======== STORED DATA ========

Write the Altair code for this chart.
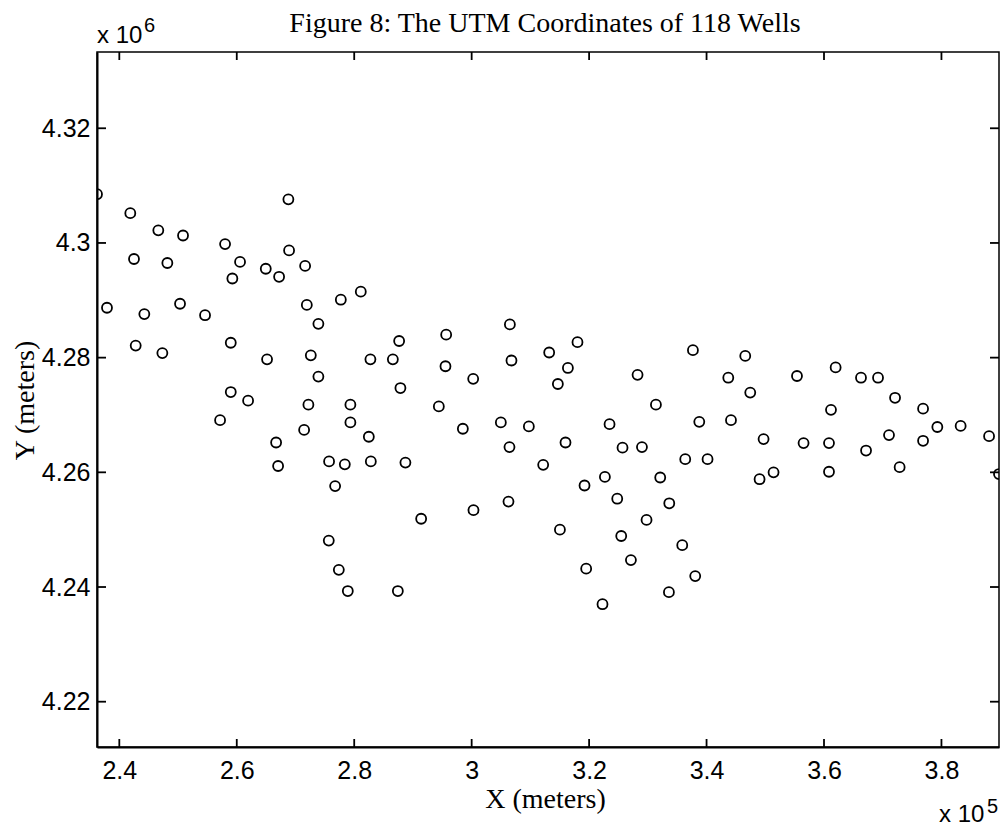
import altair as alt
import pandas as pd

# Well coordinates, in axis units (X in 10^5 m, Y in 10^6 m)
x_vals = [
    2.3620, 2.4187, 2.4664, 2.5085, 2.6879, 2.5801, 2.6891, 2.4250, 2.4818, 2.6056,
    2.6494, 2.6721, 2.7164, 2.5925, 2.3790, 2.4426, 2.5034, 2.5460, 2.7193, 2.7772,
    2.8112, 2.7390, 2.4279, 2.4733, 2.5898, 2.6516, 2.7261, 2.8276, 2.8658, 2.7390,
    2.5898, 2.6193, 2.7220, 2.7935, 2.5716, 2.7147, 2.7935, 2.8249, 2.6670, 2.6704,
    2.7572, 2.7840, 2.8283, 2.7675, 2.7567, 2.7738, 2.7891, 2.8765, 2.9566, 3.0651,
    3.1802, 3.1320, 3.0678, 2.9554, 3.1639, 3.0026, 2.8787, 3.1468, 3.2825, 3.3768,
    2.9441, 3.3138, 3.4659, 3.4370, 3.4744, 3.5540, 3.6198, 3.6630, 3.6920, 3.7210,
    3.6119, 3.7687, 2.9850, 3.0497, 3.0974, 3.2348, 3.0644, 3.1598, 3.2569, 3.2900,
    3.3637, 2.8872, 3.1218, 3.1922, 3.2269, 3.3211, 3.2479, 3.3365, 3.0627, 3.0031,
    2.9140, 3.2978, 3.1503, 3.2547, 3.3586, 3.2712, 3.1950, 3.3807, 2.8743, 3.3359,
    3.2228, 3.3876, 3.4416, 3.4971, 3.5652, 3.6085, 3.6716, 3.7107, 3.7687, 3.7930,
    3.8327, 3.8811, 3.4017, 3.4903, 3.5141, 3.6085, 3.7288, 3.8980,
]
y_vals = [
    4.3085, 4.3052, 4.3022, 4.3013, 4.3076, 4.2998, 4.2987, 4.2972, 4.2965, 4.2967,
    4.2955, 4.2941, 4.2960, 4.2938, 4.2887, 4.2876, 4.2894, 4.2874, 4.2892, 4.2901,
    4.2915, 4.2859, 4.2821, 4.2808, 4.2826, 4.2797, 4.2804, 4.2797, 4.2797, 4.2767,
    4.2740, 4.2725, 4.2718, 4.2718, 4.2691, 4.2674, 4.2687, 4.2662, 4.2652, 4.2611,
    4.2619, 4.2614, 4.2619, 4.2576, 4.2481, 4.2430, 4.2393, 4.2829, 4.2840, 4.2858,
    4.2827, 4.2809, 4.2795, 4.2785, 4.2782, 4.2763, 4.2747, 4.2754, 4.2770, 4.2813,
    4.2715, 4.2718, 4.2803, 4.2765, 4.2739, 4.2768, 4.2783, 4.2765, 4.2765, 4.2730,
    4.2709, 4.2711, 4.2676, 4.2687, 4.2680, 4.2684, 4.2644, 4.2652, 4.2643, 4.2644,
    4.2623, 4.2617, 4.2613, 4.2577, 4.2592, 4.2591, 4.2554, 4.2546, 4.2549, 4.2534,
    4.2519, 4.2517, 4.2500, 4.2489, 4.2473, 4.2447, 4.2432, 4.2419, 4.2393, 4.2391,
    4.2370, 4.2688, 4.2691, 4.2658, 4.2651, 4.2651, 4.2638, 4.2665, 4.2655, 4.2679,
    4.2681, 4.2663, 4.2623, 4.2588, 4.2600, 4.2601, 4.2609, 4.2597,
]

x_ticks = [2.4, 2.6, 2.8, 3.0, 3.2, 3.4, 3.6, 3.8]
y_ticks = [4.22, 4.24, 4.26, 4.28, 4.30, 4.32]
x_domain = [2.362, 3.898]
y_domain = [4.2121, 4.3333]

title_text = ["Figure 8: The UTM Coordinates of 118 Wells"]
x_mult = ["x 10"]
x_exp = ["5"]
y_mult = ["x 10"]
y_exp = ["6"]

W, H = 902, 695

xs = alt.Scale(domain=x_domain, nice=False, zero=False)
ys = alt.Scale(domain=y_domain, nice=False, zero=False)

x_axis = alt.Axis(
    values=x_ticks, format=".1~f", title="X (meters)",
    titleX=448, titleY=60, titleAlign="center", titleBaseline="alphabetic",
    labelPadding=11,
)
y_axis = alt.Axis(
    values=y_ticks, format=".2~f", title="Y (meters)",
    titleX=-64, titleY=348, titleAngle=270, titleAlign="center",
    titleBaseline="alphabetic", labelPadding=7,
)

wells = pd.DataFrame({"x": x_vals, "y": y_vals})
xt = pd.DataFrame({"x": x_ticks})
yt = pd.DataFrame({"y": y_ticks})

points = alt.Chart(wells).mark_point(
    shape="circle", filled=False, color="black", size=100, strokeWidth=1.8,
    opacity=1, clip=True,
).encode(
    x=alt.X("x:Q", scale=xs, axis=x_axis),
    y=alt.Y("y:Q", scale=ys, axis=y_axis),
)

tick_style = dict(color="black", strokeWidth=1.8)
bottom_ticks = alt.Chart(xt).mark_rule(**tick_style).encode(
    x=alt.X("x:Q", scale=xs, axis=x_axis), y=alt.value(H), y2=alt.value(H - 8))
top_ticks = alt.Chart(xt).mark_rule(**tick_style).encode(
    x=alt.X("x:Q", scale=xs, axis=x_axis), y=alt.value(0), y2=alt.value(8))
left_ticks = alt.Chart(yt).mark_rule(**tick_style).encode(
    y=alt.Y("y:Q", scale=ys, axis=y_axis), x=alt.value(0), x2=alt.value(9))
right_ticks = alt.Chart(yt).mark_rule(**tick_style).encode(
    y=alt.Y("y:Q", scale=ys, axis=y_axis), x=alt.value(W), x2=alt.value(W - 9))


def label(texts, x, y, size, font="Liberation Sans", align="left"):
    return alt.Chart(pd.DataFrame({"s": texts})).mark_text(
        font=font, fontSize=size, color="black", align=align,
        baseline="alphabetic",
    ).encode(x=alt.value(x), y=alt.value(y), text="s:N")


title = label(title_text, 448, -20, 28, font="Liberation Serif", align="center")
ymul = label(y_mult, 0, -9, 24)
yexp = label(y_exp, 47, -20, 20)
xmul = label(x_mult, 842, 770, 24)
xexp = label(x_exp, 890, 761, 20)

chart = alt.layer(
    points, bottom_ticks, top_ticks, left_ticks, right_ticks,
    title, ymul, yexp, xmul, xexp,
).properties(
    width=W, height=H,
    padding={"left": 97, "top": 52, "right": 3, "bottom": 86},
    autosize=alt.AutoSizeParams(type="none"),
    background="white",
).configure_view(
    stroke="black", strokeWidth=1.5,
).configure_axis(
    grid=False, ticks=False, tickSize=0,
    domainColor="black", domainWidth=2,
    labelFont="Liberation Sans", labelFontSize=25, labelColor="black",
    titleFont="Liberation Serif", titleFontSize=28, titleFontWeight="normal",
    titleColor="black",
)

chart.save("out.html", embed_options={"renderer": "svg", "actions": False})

========

● **EXERCISE INSTRUCTIONS**: All of the material above needs to be restated exactly, with no pictures.

● **FINAL RESULT**:
Write the Altair code for this chart.
import altair as alt
import pandas as pd

# Well coordinates, in axis units (X in 10^5 m, Y in 10^6 m)
x_vals = [
    2.3620, 2.4187, 2.4664, 2.5085, 2.6879, 2.5801, 2.6891, 2.4250, 2.4818, 2.6056,
    2.6494, 2.6721, 2.7164, 2.5925, 2.3790, 2.4426, 2.5034, 2.5460, 2.7193, 2.7772,
    2.8112, 2.7390, 2.4279, 2.4733, 2.5898, 2.6516, 2.7261, 2.8276, 2.8658, 2.7390,
    2.5898, 2.6193, 2.7220, 2.7935, 2.5716, 2.7147, 2.7935, 2.8249, 2.6670, 2.6704,
    2.7572, 2.7840, 2.8283, 2.7675, 2.7567, 2.7738, 2.7891, 2.8765, 2.9566, 3.0651,
    3.1802, 3.1320, 3.0678, 2.9554, 3.1639, 3.0026, 2.8787, 3.1468, 3.2825, 3.3768,
    2.9441, 3.3138, 3.4659, 3.4370, 3.4744, 3.5540, 3.6198, 3.6630, 3.6920, 3.7210,
    3.6119, 3.7687, 2.9850, 3.0497, 3.0974, 3.2348, 3.0644, 3.1598, 3.2569, 3.2900,
    3.3637, 2.8872, 3.1218, 3.1922, 3.2269, 3.3211, 3.2479, 3.3365, 3.0627, 3.0031,
    2.9140, 3.2978, 3.1503, 3.2547, 3.3586, 3.2712, 3.1950, 3.3807, 2.8743, 3.3359,
    3.2228, 3.3876, 3.4416, 3.4971, 3.5652, 3.6085, 3.6716, 3.7107, 3.7687, 3.7930,
    3.8327, 3.8811, 3.4017, 3.4903, 3.5141, 3.6085, 3.7288, 3.8980,
]
y_vals = [
    4.3085, 4.3052, 4.3022, 4.3013, 4.3076, 4.2998, 4.2987, 4.2972, 4.2965, 4.2967,
    4.2955, 4.2941, 4.2960, 4.2938, 4.2887, 4.2876, 4.2894, 4.2874, 4.2892, 4.2901,
    4.2915, 4.2859, 4.2821, 4.2808, 4.2826, 4.2797, 4.2804, 4.2797, 4.2797, 4.2767,
    4.2740, 4.2725, 4.2718, 4.2718, 4.2691, 4.2674, 4.2687, 4.2662, 4.2652, 4.2611,
    4.2619, 4.2614, 4.2619, 4.2576, 4.2481, 4.2430, 4.2393, 4.2829, 4.2840, 4.2858,
    4.2827, 4.2809, 4.2795, 4.2785, 4.2782, 4.2763, 4.2747, 4.2754, 4.2770, 4.2813,
    4.2715, 4.2718, 4.2803, 4.2765, 4.2739, 4.2768, 4.2783, 4.2765, 4.2765, 4.2730,
    4.2709, 4.2711, 4.2676, 4.2687, 4.2680, 4.2684, 4.2644, 4.2652, 4.2643, 4.2644,
    4.2623, 4.2617, 4.2613, 4.2577, 4.2592, 4.2591, 4.2554, 4.2546, 4.2549, 4.2534,
    4.2519, 4.2517, 4.2500, 4.2489, 4.2473, 4.2447, 4.2432, 4.2419, 4.2393, 4.2391,
    4.2370, 4.2688, 4.2691, 4.2658, 4.2651, 4.2651, 4.2638, 4.2665, 4.2655, 4.2679,
    4.2681, 4.2663, 4.2623, 4.2588, 4.2600, 4.2601, 4.2609, 4.2597,
]

x_ticks = [2.4, 2.6, 2.8, 3.0, 3.2, 3.4, 3.6, 3.8]
y_ticks = [4.22, 4.24, 4.26, 4.28, 4.30, 4.32]
x_domain = [2.362, 3.898]
y_domain = [4.2121, 4.3333]

title_text = ["Figure 8: The UTM Coordinates of 118 Wells"]
x_mult = ["x 10"]
x_exp = ["5"]
y_mult = ["x 10"]
y_exp = ["6"]

W, H = 902, 695

xs = alt.Scale(domain=x_domain, nice=False, zero=False)
ys = alt.Scale(domain=y_domain, nice=False, zero=False)

x_axis = alt.Axis(
    values=x_ticks, format=".1~f", title="X (meters)",
    titleX=448, titleY=60, titleAlign="center", titleBaseline="alphabetic",
    labelPadding=11,
)
y_axis = alt.Axis(
    values=y_ticks, format=".2~f", title="Y (meters)",
    titleX=-64, titleY=348, titleAngle=270, titleAlign="center",
    titleBaseline="alphabetic", labelPadding=7,
)

wells = pd.DataFrame({"x": x_vals, "y": y_vals})
xt = pd.DataFrame({"x": x_ticks})
yt = pd.DataFrame({"y": y_ticks})

points = alt.Chart(wells).mark_point(
    shape="circle", filled=False, color="black", size=100, strokeWidth=1.8,
    opacity=1, clip=True,
).encode(
    x=alt.X("x:Q", scale=xs, axis=x_axis),
    y=alt.Y("y:Q", scale=ys, axis=y_axis),
)

tick_style = dict(color="black", strokeWidth=1.8)
bottom_ticks = alt.Chart(xt).mark_rule(**tick_style).encode(
    x=alt.X("x:Q", scale=xs, axis=x_axis), y=alt.value(H), y2=alt.value(H - 8))
top_ticks = alt.Chart(xt).mark_rule(**tick_style).encode(
    x=alt.X("x:Q", scale=xs, axis=x_axis), y=alt.value(0), y2=alt.value(8))
left_ticks = alt.Chart(yt).mark_rule(**tick_style).encode(
    y=alt.Y("y:Q", scale=ys, axis=y_axis), x=alt.value(0), x2=alt.value(9))
right_ticks = alt.Chart(yt).mark_rule(**tick_style).encode(
    y=alt.Y("y:Q", scale=ys, axis=y_axis), x=alt.value(W), x2=alt.value(W - 9))


def label(texts, x, y, size, font="Liberation Sans", align="left"):
    return alt.Chart(pd.DataFrame({"s": texts})).mark_text(
        font=font, fontSize=size, color="black", align=align,
        baseline="alphabetic",
    ).encode(x=alt.value(x), y=alt.value(y), text="s:N")


title = label(title_text, 448, -20, 28, font="Liberation Serif", align="center")
ymul = label(y_mult, 0, -9, 24)
yexp = label(y_exp, 47, -20, 20)
xmul = label(x_mult, 842, 770, 24)
xexp = label(x_exp, 890, 761, 20)

chart = alt.layer(
    points, bottom_ticks, top_ticks, left_ticks, right_ticks,
    title, ymul, yexp, xmul, xexp,
).properties(
    width=W, height=H,
    padding={"left": 97, "top": 52, "right": 3, "bottom": 86},
    autosize=alt.AutoSizeParams(type="none"),
    background="white",
).configure_view(
    stroke="black", strokeWidth=1.5,
).configure_axis(
    grid=False, ticks=False, tickSize=0,
    domainColor="black", domainWidth=2,
    labelFont="Liberation Sans", labelFontSize=25, labelColor="black",
    titleFont="Liberation Serif", titleFontSize=28, titleFontWeight="normal",
    titleColor="black",
)

chart.save("out.html", embed_options={"renderer": "svg", "actions": False})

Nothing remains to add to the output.